Wie das Bayerische Oberste Landesgericht zutreffend ausgeführt hat, können der Abberufungsbeschluss und die damit verbundene Kündigung des Verwaltervertrages Auswirkungen auf die Vergütung des abberufenen Verwalters haben. Ohne gerichtliche Ungültigerklärung stünden die Beschlüsse einem Antrag des Verwalters auf Honorarzahlung entgegen. Soweit das Landgericht demgegenüber darauf hinweist, dass zwischen der Abberufung des Verwalters und der Kündigung des Verwaltervertrages strikt zu trennen sei, ist dies vom Ansatz her richtig. Andererseits stehen aber die Abberufung des Verwalters und die Kündigung des Verwaltervertrages hier jedenfalls in einem so engen wirtschaftlichen Zusammenhang, dass davon auszugehen ist, dass die eine Entscheidung nicht ohne die andere getroffen wäre. Soweit das Landgericht darauf abstellt, dass der Beschluss über die Kündigung des Verwaltervertrages nur die Annahme der Mehrheit der Wohnungseigentümer dokumentiert, dass ein wichtiger Grund für die fristlose Kündigung vorliege und deshalb der Verwaltungsvertrag fristlos gekündigt werden solle, vermag der Senat dem ebenfalls nicht zu folgen. Zwar gibt ein Beschluss immer nur die Meinung der Mehrheit wieder, jedoch ist Gegenstand des Verfahrens über die Ungültigerklärung des Beschlusses die Frage, ob der Beschluss ordnungsmäßiger Verwaltung entspricht (§ 21 Abs. 3 WEG). Die Beantwortung dieser Frage hängt wesentlich davon ab, ob ein Grund für die fristlose Kündigung gegeben ist. Ein Beschluss über den Ausspruch einer fristlosen Kündigung entspricht nicht ordnungsmäßiger Verwaltung, wenn für die fristlose Kündigung kein Grund vorhanden ist. Es entspricht auch der Prozessökonomie, dass bereits im Beschlussanfechtungsverfahren geklärt wird, ob ein wichtiger Grund für die Kündigung des Verwaltervertrages vorliegt. Andernfalls müsste diese Frage in einem gesonderten Verfahren über die Bezahlung der Verwaltervergütung geklärt werden.

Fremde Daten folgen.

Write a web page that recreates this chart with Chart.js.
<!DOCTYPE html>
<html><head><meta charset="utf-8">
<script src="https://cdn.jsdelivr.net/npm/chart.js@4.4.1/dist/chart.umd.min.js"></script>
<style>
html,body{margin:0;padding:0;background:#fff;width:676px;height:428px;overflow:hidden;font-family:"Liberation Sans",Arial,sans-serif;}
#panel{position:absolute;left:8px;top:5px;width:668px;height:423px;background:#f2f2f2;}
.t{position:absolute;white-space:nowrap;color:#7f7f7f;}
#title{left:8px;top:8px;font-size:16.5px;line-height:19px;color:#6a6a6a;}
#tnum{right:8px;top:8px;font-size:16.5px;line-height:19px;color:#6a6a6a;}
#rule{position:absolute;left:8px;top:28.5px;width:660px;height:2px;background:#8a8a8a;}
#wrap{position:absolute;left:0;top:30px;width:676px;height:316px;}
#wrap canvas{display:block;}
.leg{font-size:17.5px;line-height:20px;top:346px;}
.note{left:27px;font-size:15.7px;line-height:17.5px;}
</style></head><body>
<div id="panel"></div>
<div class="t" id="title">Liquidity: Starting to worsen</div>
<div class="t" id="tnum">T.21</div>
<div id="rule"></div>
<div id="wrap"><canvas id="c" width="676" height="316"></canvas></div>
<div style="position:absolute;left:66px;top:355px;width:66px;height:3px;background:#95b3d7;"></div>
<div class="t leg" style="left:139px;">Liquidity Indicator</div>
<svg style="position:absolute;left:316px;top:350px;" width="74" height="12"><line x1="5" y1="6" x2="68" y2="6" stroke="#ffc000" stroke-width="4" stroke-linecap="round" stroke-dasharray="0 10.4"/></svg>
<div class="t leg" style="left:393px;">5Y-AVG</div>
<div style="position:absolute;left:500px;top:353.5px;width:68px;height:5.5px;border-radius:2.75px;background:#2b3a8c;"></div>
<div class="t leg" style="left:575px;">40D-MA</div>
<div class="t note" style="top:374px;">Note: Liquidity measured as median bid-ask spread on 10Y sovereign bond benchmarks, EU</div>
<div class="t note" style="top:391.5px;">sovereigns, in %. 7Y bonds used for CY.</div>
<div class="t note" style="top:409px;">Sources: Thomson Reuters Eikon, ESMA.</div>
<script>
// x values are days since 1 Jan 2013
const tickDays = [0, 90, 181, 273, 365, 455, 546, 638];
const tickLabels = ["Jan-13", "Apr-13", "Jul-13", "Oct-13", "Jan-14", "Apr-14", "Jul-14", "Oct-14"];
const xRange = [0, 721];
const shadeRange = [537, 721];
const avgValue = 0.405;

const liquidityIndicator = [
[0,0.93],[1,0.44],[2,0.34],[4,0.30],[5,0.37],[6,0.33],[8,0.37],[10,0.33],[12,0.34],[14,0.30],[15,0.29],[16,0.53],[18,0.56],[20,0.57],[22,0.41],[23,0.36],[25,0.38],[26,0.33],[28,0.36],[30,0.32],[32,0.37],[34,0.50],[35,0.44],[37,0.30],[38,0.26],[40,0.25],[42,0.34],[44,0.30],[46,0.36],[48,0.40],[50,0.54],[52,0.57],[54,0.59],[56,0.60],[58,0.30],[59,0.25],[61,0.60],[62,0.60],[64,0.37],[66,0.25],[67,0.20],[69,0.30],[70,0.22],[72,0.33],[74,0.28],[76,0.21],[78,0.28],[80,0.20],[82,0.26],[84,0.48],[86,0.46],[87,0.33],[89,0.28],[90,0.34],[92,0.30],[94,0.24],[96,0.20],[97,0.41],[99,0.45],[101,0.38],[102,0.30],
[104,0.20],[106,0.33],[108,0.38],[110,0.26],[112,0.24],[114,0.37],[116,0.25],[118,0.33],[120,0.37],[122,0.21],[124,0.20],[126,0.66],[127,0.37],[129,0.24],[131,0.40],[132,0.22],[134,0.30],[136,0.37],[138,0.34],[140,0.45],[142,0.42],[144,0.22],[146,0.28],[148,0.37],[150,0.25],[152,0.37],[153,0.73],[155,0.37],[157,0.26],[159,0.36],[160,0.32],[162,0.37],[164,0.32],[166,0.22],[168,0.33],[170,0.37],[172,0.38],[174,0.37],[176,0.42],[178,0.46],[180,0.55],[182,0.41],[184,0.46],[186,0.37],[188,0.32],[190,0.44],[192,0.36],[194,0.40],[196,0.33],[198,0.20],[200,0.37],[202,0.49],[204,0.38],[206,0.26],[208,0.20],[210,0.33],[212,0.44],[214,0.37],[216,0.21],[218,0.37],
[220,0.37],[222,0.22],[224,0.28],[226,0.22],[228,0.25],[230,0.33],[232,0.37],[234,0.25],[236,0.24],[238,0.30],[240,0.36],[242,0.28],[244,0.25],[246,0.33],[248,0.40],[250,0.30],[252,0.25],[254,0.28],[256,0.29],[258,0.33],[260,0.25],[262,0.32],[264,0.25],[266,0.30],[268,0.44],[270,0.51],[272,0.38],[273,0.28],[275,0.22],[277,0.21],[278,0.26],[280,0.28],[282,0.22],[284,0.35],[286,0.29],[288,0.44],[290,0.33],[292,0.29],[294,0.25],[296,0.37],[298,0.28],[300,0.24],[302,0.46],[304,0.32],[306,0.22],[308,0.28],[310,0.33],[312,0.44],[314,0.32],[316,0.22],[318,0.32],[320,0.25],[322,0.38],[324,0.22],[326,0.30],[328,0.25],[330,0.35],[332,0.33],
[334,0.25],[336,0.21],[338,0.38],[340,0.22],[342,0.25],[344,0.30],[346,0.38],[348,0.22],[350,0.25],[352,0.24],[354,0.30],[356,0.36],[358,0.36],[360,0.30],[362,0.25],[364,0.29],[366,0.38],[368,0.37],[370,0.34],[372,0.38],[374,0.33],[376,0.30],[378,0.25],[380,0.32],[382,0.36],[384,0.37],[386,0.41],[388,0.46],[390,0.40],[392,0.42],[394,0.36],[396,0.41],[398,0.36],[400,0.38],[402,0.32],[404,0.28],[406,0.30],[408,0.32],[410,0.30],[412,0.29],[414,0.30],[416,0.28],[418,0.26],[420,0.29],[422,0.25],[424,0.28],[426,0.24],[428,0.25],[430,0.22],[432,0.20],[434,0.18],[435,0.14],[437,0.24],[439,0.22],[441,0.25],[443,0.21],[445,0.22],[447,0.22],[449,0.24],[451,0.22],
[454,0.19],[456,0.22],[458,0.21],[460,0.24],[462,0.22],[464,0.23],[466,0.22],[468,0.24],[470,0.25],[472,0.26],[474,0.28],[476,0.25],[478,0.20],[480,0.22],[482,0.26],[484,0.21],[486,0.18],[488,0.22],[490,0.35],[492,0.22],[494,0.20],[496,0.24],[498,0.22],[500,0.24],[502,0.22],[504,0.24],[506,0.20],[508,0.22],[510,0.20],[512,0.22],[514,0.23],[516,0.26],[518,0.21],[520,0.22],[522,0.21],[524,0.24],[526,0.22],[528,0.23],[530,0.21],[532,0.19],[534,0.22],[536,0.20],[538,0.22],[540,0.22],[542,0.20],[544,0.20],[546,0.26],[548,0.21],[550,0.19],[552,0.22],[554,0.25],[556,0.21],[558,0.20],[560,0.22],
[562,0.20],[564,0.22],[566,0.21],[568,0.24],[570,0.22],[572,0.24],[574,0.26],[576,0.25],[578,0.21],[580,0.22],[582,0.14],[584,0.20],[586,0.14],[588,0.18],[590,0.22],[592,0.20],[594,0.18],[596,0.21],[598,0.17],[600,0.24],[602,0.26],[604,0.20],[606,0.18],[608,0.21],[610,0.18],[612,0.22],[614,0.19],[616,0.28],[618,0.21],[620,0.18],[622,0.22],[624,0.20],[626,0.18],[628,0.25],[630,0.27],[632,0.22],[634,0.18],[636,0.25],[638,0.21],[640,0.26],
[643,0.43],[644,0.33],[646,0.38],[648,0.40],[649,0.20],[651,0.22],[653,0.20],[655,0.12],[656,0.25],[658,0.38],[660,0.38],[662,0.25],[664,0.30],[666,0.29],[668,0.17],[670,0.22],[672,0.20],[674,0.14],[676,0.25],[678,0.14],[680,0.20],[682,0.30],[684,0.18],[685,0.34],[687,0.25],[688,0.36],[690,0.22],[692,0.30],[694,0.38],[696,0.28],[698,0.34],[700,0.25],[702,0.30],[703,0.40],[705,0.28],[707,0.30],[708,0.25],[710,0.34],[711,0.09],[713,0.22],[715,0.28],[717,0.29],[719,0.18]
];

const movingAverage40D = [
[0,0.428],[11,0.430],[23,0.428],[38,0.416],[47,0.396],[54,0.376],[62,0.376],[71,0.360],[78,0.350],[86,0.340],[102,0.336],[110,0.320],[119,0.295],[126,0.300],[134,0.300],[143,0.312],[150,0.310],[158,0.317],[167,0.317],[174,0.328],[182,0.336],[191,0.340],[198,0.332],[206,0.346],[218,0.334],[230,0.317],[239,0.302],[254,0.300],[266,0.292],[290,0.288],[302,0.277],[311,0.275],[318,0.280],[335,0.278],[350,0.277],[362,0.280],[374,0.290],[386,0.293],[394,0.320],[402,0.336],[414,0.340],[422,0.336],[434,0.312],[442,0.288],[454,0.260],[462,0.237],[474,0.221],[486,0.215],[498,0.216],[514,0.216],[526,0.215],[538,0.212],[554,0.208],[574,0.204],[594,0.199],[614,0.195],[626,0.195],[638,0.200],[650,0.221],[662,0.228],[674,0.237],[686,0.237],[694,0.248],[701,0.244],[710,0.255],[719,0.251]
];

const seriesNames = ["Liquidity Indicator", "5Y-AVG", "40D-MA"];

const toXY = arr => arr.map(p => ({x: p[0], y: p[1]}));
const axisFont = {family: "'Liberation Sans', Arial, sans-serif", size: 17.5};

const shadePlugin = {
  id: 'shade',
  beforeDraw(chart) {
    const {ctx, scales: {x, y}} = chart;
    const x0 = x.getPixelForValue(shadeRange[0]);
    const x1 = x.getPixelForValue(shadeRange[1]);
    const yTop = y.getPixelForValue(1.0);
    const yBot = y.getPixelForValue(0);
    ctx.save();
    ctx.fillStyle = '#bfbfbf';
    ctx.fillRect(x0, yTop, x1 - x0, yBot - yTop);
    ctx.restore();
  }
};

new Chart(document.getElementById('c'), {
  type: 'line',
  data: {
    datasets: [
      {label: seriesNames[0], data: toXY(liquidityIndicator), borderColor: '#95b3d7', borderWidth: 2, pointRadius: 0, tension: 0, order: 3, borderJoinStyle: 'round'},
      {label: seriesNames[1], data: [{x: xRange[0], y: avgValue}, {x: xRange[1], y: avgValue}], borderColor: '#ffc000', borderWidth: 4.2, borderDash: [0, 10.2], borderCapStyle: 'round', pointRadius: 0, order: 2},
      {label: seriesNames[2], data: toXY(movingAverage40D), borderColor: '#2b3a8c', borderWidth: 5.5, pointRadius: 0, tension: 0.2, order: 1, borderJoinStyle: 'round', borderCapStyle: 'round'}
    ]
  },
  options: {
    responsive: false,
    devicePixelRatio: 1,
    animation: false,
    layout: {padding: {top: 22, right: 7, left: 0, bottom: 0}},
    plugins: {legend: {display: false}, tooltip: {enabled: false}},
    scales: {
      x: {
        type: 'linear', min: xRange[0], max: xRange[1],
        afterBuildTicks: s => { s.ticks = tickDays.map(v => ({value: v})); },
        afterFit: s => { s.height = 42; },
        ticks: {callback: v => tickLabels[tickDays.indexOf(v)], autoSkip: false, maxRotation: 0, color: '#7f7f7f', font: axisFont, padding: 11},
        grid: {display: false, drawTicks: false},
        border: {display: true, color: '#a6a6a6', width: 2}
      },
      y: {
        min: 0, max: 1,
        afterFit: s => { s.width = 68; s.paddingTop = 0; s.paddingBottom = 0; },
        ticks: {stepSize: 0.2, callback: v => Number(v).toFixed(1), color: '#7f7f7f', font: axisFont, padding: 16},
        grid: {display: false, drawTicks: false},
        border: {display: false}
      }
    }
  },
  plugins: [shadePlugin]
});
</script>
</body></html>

Da das Landgericht, von seinem Standpunkt aus zu Recht, zur Frage der Berechtigung der Abberufung des Verwalters und der Kündigung des Verwaltervertrages keine tatsächlichen Feststellungen getroffen hat, ist der Rechtsstreit an das Landgericht zurückzuverweisen.

3. Eine Vorlage an den Bundesgerichtshof nach § 28 Abs. 2 FGG im Hinblick auf die Entscheidung des OLG Hamm (NZM 2003, 486) ist nicht veranlasst. Zwar ist das Oberlandesgericht Hamm grundsätzlich der Auffassung, dass sich die Anfechtung des Beschlusses über die Abwahl des Verwalters regelmäßig mit dem Ablauf des Zeitraums erledigt, für den er bestellt worden ist. Das Oberlandesgericht Hamm führt jedoch in den Gründen aus, dass bei einem eigenen Beschlussanfechtungsantrag des abberufenen Verwalters ein fortbestehendes Rechtsschutzbedürfnis unter dem Gesichtspunkt in Betracht gezogen werden könnte, dass die Wirksamkeit der Abwahl für das Fortbestehen von Vergütungsansprüchen von Bedeutung sein könnte. Das Oberlandesgericht Hamm hat damit die hier entscheidungserhebliche Frage, ob Erledigung der Hauptsache auch dann eintritt, wenn auch der abberufene Verwalter einen Antrag auf Ungültigerklärung des Beschlusses gestellt hat, ausdrücklich offen gelassen. Der Senat weicht deshalb nicht in entscheidungserheblicher Weise von dem Beschluss des Oberlandesgerichts Hamm ab.